Five years after ‘Nirbhaya’ case, Human Rights Watch report says nothing much has changed when it comes to filing FIR or getting medical help.
New Delhi: Five years since the Nirbhaya case left an entire nation shaken, survivors of sexual violence are still grappling with the same debilitating culture of humiliation, hostility and harassment across the country’s police stations and hospitals, Human Rights Watch has said in a report.
The document released in the capital Wednesday says that questions of promiscuity, unwillingness to lodge FIRs, a concerted effort to ensure “compromises”, the humiliating two-finger test and an inadequate healthcare continue to make legal recourse a hellish experience for survivors.
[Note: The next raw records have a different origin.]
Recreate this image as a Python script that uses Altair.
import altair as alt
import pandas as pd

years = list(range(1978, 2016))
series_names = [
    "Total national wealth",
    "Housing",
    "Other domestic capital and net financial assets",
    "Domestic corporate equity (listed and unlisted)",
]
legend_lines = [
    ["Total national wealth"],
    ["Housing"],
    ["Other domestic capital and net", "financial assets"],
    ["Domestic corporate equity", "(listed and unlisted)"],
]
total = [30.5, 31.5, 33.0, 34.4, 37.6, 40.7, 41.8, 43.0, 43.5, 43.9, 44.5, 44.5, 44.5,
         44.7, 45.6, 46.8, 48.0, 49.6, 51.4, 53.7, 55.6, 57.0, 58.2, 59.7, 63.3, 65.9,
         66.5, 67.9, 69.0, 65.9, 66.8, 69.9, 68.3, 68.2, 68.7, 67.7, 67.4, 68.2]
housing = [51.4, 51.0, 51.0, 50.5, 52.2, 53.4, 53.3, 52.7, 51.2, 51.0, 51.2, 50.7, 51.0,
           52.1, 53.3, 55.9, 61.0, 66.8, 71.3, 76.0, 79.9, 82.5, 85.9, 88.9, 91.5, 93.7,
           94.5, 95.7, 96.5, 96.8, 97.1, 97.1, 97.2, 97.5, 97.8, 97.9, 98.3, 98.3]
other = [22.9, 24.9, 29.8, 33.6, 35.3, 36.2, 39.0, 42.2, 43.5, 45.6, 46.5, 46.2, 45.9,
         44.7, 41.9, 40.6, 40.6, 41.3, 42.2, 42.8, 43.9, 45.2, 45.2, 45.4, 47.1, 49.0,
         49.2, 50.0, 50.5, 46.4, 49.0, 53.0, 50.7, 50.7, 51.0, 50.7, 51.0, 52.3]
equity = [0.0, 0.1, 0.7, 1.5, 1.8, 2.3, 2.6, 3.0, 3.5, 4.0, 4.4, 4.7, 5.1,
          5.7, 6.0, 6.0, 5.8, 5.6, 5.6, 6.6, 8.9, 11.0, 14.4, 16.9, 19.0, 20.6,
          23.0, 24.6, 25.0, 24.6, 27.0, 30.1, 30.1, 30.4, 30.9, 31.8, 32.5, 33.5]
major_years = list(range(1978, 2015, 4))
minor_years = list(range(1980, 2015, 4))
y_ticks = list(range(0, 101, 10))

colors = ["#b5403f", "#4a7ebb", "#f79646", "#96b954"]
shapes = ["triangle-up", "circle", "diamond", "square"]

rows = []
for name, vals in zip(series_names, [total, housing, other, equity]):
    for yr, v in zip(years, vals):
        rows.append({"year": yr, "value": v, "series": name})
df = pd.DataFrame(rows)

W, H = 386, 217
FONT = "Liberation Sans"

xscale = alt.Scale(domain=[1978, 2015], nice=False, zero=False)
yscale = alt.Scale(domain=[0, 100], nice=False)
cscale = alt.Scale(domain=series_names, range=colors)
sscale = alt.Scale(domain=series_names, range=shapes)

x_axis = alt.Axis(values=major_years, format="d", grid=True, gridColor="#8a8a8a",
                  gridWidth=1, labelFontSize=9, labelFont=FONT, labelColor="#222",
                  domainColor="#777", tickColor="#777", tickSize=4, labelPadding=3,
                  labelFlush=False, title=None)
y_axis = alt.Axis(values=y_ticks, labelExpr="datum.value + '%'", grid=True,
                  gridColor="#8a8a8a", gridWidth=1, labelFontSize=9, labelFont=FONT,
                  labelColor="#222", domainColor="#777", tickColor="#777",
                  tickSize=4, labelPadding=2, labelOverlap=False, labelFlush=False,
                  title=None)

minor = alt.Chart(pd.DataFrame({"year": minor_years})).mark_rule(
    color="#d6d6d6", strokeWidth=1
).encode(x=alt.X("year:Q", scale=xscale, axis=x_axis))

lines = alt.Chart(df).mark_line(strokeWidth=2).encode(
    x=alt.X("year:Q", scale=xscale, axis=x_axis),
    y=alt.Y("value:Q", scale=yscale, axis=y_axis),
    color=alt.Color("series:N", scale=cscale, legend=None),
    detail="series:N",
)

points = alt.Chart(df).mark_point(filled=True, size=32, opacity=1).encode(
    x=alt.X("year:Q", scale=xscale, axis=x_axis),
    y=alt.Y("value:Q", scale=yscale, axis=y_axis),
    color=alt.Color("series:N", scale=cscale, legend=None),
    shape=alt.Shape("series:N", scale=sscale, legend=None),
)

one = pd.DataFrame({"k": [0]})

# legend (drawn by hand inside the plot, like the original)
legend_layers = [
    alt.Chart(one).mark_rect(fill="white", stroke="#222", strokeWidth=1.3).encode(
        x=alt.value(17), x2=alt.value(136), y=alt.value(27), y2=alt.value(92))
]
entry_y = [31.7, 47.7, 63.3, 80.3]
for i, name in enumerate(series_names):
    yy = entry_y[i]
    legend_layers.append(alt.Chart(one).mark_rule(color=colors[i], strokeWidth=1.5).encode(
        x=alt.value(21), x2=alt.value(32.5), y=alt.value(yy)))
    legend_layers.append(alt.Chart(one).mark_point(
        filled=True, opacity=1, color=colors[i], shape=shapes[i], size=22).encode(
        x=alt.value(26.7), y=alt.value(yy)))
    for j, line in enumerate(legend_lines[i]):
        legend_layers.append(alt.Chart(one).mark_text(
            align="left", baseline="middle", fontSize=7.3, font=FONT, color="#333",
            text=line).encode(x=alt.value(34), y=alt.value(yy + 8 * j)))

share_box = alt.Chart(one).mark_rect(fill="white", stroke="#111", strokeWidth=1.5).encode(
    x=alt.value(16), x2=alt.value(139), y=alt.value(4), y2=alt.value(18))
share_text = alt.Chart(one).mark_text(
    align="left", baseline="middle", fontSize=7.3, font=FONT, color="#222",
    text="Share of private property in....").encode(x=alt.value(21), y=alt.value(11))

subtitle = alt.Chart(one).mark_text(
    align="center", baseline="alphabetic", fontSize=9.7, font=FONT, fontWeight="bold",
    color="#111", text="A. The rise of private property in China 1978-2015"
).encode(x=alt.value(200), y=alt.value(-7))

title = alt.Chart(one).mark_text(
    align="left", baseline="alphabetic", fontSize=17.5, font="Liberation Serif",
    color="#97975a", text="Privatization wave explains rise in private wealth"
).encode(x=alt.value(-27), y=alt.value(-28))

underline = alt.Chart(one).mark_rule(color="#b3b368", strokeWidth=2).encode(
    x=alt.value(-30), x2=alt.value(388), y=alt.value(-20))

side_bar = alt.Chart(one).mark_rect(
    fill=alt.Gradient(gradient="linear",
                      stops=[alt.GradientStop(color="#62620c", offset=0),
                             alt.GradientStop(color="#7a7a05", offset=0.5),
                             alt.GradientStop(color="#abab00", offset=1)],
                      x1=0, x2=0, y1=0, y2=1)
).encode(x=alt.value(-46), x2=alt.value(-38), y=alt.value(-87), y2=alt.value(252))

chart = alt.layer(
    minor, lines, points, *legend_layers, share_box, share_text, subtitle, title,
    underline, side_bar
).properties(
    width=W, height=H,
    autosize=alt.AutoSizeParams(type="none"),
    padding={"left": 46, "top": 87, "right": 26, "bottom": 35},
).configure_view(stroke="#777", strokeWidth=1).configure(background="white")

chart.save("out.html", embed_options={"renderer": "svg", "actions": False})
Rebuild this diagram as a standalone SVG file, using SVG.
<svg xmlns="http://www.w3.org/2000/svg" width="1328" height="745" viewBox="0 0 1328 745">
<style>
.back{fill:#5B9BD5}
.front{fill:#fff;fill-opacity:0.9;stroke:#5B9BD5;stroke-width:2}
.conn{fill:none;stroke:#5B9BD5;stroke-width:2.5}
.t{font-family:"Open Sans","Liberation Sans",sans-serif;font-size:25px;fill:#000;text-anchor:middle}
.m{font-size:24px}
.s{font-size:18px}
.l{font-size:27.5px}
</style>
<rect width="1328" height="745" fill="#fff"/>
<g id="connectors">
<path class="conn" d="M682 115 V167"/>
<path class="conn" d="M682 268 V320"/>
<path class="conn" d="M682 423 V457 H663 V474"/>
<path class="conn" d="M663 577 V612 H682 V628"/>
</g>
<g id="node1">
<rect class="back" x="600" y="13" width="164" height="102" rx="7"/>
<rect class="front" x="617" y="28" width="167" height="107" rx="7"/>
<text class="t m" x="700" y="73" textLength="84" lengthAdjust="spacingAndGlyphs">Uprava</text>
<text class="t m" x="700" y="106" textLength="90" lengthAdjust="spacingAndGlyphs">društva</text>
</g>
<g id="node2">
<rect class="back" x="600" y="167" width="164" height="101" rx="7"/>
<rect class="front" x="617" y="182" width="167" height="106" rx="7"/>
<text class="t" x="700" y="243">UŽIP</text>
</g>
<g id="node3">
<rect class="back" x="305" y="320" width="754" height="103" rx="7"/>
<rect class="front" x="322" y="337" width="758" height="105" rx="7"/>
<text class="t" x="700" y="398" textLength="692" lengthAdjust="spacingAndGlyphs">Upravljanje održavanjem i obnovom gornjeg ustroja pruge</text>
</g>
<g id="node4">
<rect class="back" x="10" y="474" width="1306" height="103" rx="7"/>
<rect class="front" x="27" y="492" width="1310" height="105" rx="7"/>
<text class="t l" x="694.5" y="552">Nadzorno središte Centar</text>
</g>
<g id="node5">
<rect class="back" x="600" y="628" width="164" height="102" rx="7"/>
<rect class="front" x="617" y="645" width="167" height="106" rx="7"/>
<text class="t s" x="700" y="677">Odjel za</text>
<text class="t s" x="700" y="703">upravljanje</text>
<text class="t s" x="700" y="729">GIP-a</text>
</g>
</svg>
In the aftermath of the December 2012 gang rape and murder of Jyoti Singh, the government and the legal fraternity went into a tizzy. From legal reforms, harsher punishments to gender sensitivity, the nation discussed every possible way to redeem itself.
“Nirbhaya” had ensured that neglected notions of women’s safety and gender justice became part of the country’s ordinary parlance. But not much seems to have changed since, going by the report.
The 82-page report, ‘Everyone Blames Me: Barriers to Justice and Support Services for Sexual Assault Survivors in India,’ details 21 cases across four states and two cities — Haryana, Uttar Pradesh, Madhya Pradesh, Rajasthan, Delhi and Mumbai. It contains more than 65 interviews with victims, family members, lawyers, human rights activists, doctors, forensic experts, government and police officers, as well as research by Indian organisations.
While the law stipulates that failure to register complaints in cases of sexual assault could land responsible police officers behind bars for two years, filing FIRs is not always easy. The culture of compromises and settlements remains rampant, especially when the perpetrator is wealthy and powerful, and the victim, marginalised.
The report documents the case of a 30-year old Dalit woman from Haryana who was raped and beaten up by six men in 2015, but altered her own testimony in court even after going through an array of social and legal tribulations.
“If you want to live in the village, you have to listen to the khaps. They (the survivor and her family) didn’t have another way. No one can fight and win from the khaps,” her brother-in-law was quoted to have said. The absence of a witness protection law in the country doesn’t quite help, the report adds.
The glaring lack of awareness about the legal aid available for victims is evident in the fact that none of the survivors of the 21 documented cases were even informed of their right to legal assistance by the police.
The Central Victim Compensation Fund created in 2015, which mandates that every rape victim receive a minimum of Rs 3 lakh, remains elusive and inefficient. Only three survivors of the 21 documented cases had received their compensation. Lack of coordination and public awareness has made the government’s ambitious ‘One Stop Centres’ equally inaccessible, says the report.
“Reporting rape should not contribute to the victim’s nightmare,” said Meenakshi Ganguly, South Asia director at Human Rights Watch.
“It takes time to change mindsets, but the Indian government should ensure medical and legal support as well as counselling to victims and their families, and at the same time do more to sensitise police officers, judicial officials, and medical professionals on the proper handling of sexual violence cases,” she added.